** Begin Supplied information **

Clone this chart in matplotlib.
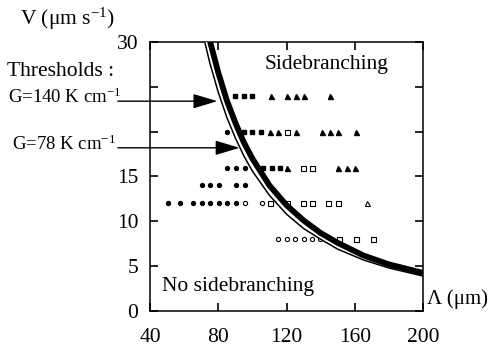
import matplotlib
matplotlib.use("Agg")
import matplotlib.pyplot as plt

plt.rcParams["font.family"] = ["Liberation Serif", "DejaVu Serif"]
plt.rcParams["mathtext.fontset"] = "custom"
plt.rcParams["mathtext.rm"] = "Liberation Serif"
plt.rcParams["mathtext.it"] = "Liberation Serif:italic"

# spacing (um) / velocity (um/s) for each measured state
filled_circle_lam = [85, 85, 90.5, 95.5, 70.5, 75, 80.5, 90.5, 95.5,
                     50.5, 57.5, 65, 70.5, 75, 80.5, 85, 90.5]
filled_circle_v = [20, 16, 16, 16, 14, 14, 14, 14, 14,
                   12, 12, 12, 12, 12, 12, 12, 12]

open_circle_lam = [95.5, 105.5, 115, 120, 125, 130, 135, 139.5]
open_circle_v = [12, 12, 8, 8, 8, 8, 8, 8]

filled_square_lam = [90, 95, 100, 90.5, 95, 100, 105, 101.5, 106.2, 111.5, 116.2]
filled_square_v = [24, 24, 24, 20, 20, 20, 20, 16, 16, 16, 16]

open_square_lam = [120.3, 129.7, 135, 110.5, 120.3, 129.7, 135, 144.5, 150.2,
                   150.8, 160.7, 170.7]
open_square_v = [20, 16, 16, 12, 12, 12, 12, 12, 12, 8, 8, 8]

filled_tri_lam = [111, 120.3, 125.5, 130.3, 145.5,
                  110.3, 115, 125.6, 140.8, 145.5, 150.2, 160.7,
                  120.3, 150.2, 155.5, 160.2]
filled_tri_v = [24, 24, 24, 24, 24,
                20, 20, 20, 20, 20, 20, 20,
                16, 16, 16, 16]

open_tri_lam = [167.2]
open_tri_v = [12]

# threshold curves (thin inner line, thick outer line, white gap between)
thin_lam = [72, 75, 80, 85, 90, 95, 100, 110, 120, 130, 140, 150, 165, 180, 200]
thin_v = [30.1, 27.7, 24.4, 21.6, 19.3, 17.3, 15.6, 12.9, 10.8, 9.2, 8.0, 6.9, 5.7, 4.8, 3.9]
gap_lam = [73, 75, 80, 85, 90, 95, 100, 110, 120, 130, 140, 150, 165]
gap_v = [30.3, 28.7, 25.3, 22.4, 20.0, 17.9, 16.2, 13.4, 11.3, 9.6, 8.3, 7.2, 6.0]
thick_lam = [75, 80, 85, 90, 95, 100, 110, 120, 130, 140, 150, 165, 180, 200]
thick_v = [30.2, 26.6, 23.5, 21.0, 18.8, 17.0, 14.0, 11.8, 10.1, 8.7, 7.6, 6.2, 5.2, 4.25]

# threshold arrows: tail x, tip x, velocity
arrow_tail_lam = [21.2, 21.2]
arrow_tip_lam = [79.5, 92.5]
arrow_v = [23.4, 18.2]

x_ticks = [40, 80, 120, 160, 200]
y_ticks = [0, 5, 10, 15, 20, 25, 30]
y_tick_labels = ["0", "5", "10", "15", "", "", "30"]

W, H = 490, 347
fig = plt.figure(figsize=(W / 100, H / 100), dpi=100)
ax = fig.add_axes([150 / W, 36 / H, 273 / W, 269 / H])

ax.plot(filled_circle_lam, filled_circle_v, "o", ms=2.8, color="black")
ax.plot(open_circle_lam, open_circle_v, "o", ms=3.0, mfc="white", mec="black", mew=0.8)
ax.plot(filled_square_lam, filled_square_v, "s", ms=3.3, color="black")
ax.plot(open_square_lam, open_square_v, "s", ms=3.6, mfc="white", mec="black", mew=0.8)
ax.plot(filled_tri_lam, filled_tri_v, "^", ms=3.6, color="black")
ax.plot(open_tri_lam, open_tri_v, "^", ms=3.6, mfc="white", mec="black", mew=0.8)

ax.plot(gap_lam, gap_v, color="white", lw=3.0, zorder=3)
ax.plot(thick_lam, thick_v, color="black", lw=4.2, solid_capstyle="butt", zorder=4)
ax.plot(thin_lam, thin_v, color="black", lw=1.1, zorder=4)

for tail, tip, v in zip(arrow_tail_lam, arrow_tip_lam, arrow_v):
    ax.annotate("", xy=(tip, v), xytext=(tail, v),
                arrowprops=dict(arrowstyle="-|>,head_length=1.5,head_width=0.45",
                                mutation_scale=10, color="black", lw=1.0,
                                shrinkA=0, shrinkB=0), zorder=5)

ax.set_xlim(40, 200)
ax.set_ylim(0, 30)
ax.set_xticks(x_ticks)
ax.set_yticks(y_ticks)
ax.set_yticklabels(y_tick_labels)
ax.tick_params(direction="in", length=6, width=1.2, top=True, right=True,
               labelsize=15.5)
ax.tick_params(axis="x", pad=12)
ax.tick_params(axis="y", pad=8.5)
for s in ax.spines.values():
    s.set_linewidth(1.1)


def put(x, y, s, fs=15.5):
    fig.text(x / W, 1 - y / H, s, fontsize=fs, va="center", ha="left")


put(20, 19, r"V (μm s$^{\mathregular{-1}}$)")
put(7, 72, "Thresholds :")
put(8, 97, r"G=140 K cm$^{\mathregular{-1}}$", fs=13.5)
put(12, 144, r"G=78 K cm$^{\mathregular{-1}}$", fs=13.5)
put(265, 65, "Sidebranching")
put(162, 287, "No sidebranching")
put(427, 299, "Λ (μm)", fs=15)

fig.savefig("out.png", dpi=100)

** End Supplied information **

:: Work required ::
Begin at the first line of the material and copy each line exactly through the one containing "12, 12, 12, 12, 12, 12, 12, 12]". Omit pictures.

:: Solution to this exercise ::
Clone this chart in matplotlib.
import matplotlib
matplotlib.use("Agg")
import matplotlib.pyplot as plt

plt.rcParams["font.family"] = ["Liberation Serif", "DejaVu Serif"]
plt.rcParams["mathtext.fontset"] = "custom"
plt.rcParams["mathtext.rm"] = "Liberation Serif"
plt.rcParams["mathtext.it"] = "Liberation Serif:italic"

# spacing (um) / velocity (um/s) for each measured state
filled_circle_lam = [85, 85, 90.5, 95.5, 70.5, 75, 80.5, 90.5, 95.5,
                     50.5, 57.5, 65, 70.5, 75, 80.5, 85, 90.5]
filled_circle_v = [20, 16, 16, 16, 14, 14, 14, 14, 14,
                   12, 12, 12, 12, 12, 12, 12, 12]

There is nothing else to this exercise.